It doesn’t take much for an old fibro beach house to be revived, to be opened up to the light and to the breeze. And if you had Wollumboola Lake as your backyard artwork, where would you spend your days?

A little beach house in Culburra, found on a rainy day back in 2000 was the canvass for John Macarthur and Julian Porter to start work creating their little paradise. A love of the rugged, natural environment, so abundant on the south coast and so different to the work environment in Sydney’s Bondi Beach, brought about not only a lifestyle change, but that certain freedom that comes from living at the beach.

“I’ve always loved the south coast,” says John. “When we first saw this house we thought OMG. It was perfect. We had to contain our excitement.”

The original house was very small, and in the typical style of the day, not giving much thought to light, views or flow. Making over the beach house occurred one step at a time, allowing the luxury of settling in to get the feel of the place. Only one wall was removed, between the kitchen and the lounge room, and the back wall converted to fully opening bi-fold doors, and then the deck was added a few years later.

Looking at the house John’s loud and slightly unconventional sense of style speaks out. The kitchen is bright and tasteful; clean and cute; a little retro, very funky; definitely not kitsch.

“It was funny because when we went to the kitchen place they had a chart of the colours, and I said, so we could have every single colour if we wanted to? And their faces dropped, and they said, well you could… So away I went and came up with that scheme in the kitchen.”

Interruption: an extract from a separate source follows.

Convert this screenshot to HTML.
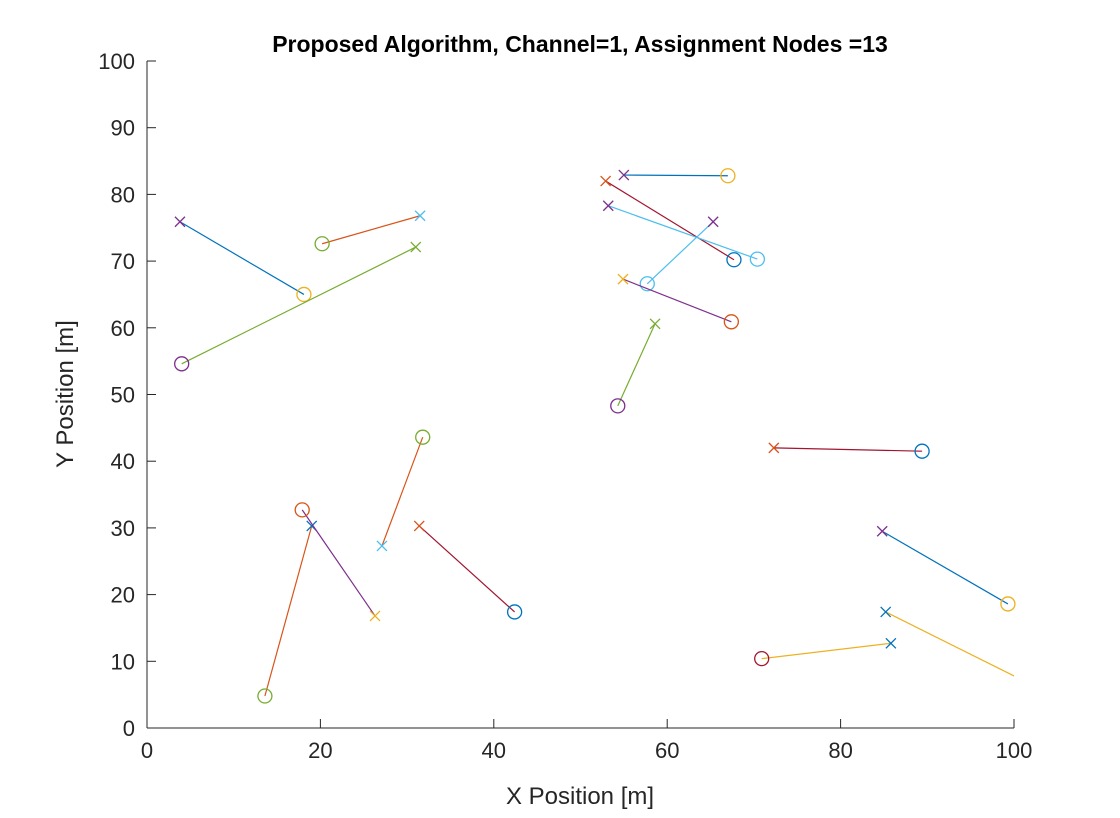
<!DOCTYPE html>
<html><head><meta charset="utf-8"><style>
body{margin:0;background:#fff;}
svg{display:block;font-family:"Liberation Sans",Arial,sans-serif;}
</style></head><body>
<svg id="chart" width="1120" height="818" viewBox="0 0 1120 818">
<rect width="1120" height="818" fill="#fff"/>
<text x="580" y="52" text-anchor="middle" font-size="23" font-weight="bold" fill="#000">Proposed Algorithm, Channel=1, Assignment Nodes =13</text>
<text x="580" y="804" text-anchor="middle" font-size="24" fill="#262626">X Position [m]</text>
<text x="0" y="0" transform="translate(73,394) rotate(-90)" text-anchor="middle" font-size="24" fill="#262626">Y Position [m]</text>
<g id="axes"></g>
<g id="marks"></g>
</svg>
<script>
const xTicks=[0,20,40,60,80,100];
const yTicks=[0,10,20,30,40,50,60,70,80,90,100];
const segX1=[3.8,31.5,31.0,55.0,52.9,53.2,65.3,54.9,58.6,72.3,84.8,85.2,85.8,31.4,27.1,19.0,26.3];
const segY1=[75.9,76.8,72.1,82.9,82.0,78.3,75.9,67.3,60.6,42.0,29.5,17.4,12.7,30.3,27.3,30.3,16.8];
const segX2=[18.1,20.2,4.0,67.0,67.7,70.4,57.7,67.4,54.3,89.4,99.3,100,70.9,42.4,31.8,13.6,17.9];
const segY2=[65.0,72.6,54.6,82.8,70.2,70.3,66.6,60.9,48.3,41.5,18.6,7.8,10.4,17.4,43.6,4.8,32.7];
const hasCircle=[1,1,1,1,1,1,1,1,1,1,1,0,1,1,1,1,1];
const C={b:'#0072BD',o:'#D95319',y:'#EDB120',p:'#7E2F8E',g:'#77AC30',c:'#4DBEEE',r:'#A2142F'};
const lineCol=['b','o','g','b','r','c','c','p','g','r','b','y','y','r','o','o','p'];
const xCol=['p','c','g','p','o','p','p','y','g','o','p','b','b','o','c','b','y'];
const oCol=['y','g','p','y','b','c','c','o','p','b','y','y','r','b','g','g','o'];
const L=147,R=1014,T=61,B=728;
const sx=v=>L+(R-L)*v/100, sy=v=>B-(B-T)*v/100;
const NS='http://www.w3.org/2000/svg';
const ax=document.getElementById('axes'), mk=document.getElementById('marks');
function el(t,a,p){const e=document.createElementNS(NS,t);for(const k in a)e.setAttribute(k,a[k]);p.appendChild(e);return e;}
const xl=el('line',{x1:L,y1:B,x2:R,y2:B,stroke:'#262626','stroke-width':1},ax);


const yl=el('line',{x1:L,y1:T,x2:L,y2:B,stroke:'#262626','stroke-width':1},ax);


xTicks.forEach(v=>{
 const t=el('line',{x1:sx(v),y1:B,x2:sx(v),y2:B-9,stroke:'#262626'},ax);
 
 
 const l=el('text',{x:sx(v),y:B+30,'text-anchor':'middle','font-size':22,fill:'#262626'},ax);l.textContent=v;
 
 
});
yTicks.forEach(v=>{
 const t=el('line',{x1:L,y1:sy(v),x2:L+9,y2:sy(v),stroke:'#262626'},ax);
 
 
 const l=el('text',{x:L-12,y:sy(v)+8,'text-anchor':'end','font-size':22,fill:'#262626'},ax);l.textContent=v;
 
 
});
for(let i=0;i<segX1.length;i++){
 const x1=sx(segX1[i]),y1=sy(segY1[i]),x2=sx(segX2[i]),y2=sy(segY2[i]);
 const ln=el('line',{x1:x1,y1:y1,x2:x2,y2:y2,stroke:C[lineCol[i]],'stroke-width':1.2},mk);
 
 
 const g=el('path',{d:`M${x1-5},${y1-5}L${x1+5},${y1+5}M${x1-5},${y1+5}L${x1+5},${y1-5}`,stroke:C[xCol[i]],'stroke-width':1.3,fill:'none'},mk);
 
 
 if(hasCircle[i]){
  const c=el('circle',{cx:x2,cy:y2,r:7,stroke:C[oCol[i]],'stroke-width':1.3,fill:'none'},mk);
  
  
 }
}
</script>
</body></html>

What we love about it here, is that it’s the opposite of Bondi, that’s the other joy for us. I love Bondi for its café’s and madness, then we come down here, and it’s like yin and yang. it’s what we love about it.”

The garden, Julian’s territory,  is all natives, attracting local birdlife, black cockatoos, king parrots, lorikeets, kookaburras, singing loudly, making conversation hard; the lake being the perfect breeding ground with its shallow depth and grassy bottom.

Pineapples feature prominently in the house decor. “There’s pineapples everywhere. They’re funny, they make me laugh.” says John “There’s something about pineapples” Julian adds “they are an amazing shape and colour.”

The house is simply furnished with some items coming from op shops, some from friend’s sheds, nothing too flash, however themes pop up everywhere. There’s the pineapples, the ‘Ming’ room, the kids bunked room complete with gollywogs, and of course the Frida theme. Not really cluttered but more an interesting, unexpected and sometimes a little bit peculiar mix of bric-a-bac.

“The funny thing is our décor just evolved. I laugh when people stress over their décor. If you put things in you like, they don’t have to match, and it tells you something about the person.” Says John reflecting on his philosophy of decorating.

“When we bought the place, we had nothing, no furniture, so we went to the op shops. We furnished the house for $1500, then bit by bit something went out, something else came in. It evolved. People say when are you going to finish, but it’s an organic thing like we are.”

The second stage of renovations involved knocking down the garage, putting in the pool and adding a pavilion style main bedroom, ensuite, workroom and garage, which is separated from the house by a wide deck area.

The workroom will one day become home to John’s knitting business when he eventually retires. Although hand knitting is a very specialised market, John found his niche hand knitting his unique designer fashion items, although now he has scaled back his work and mainly designs clothing and props for theatre.

Although the whole house opens up allowing air, light and breeze to fill every inch of space, it is the back deck which brings John and Julian the most joy. Entertaining, relaxing or simply enjoying the sun and magnificent views, the joy it brings is overwhelmingly zen. And that is a really nice way to live.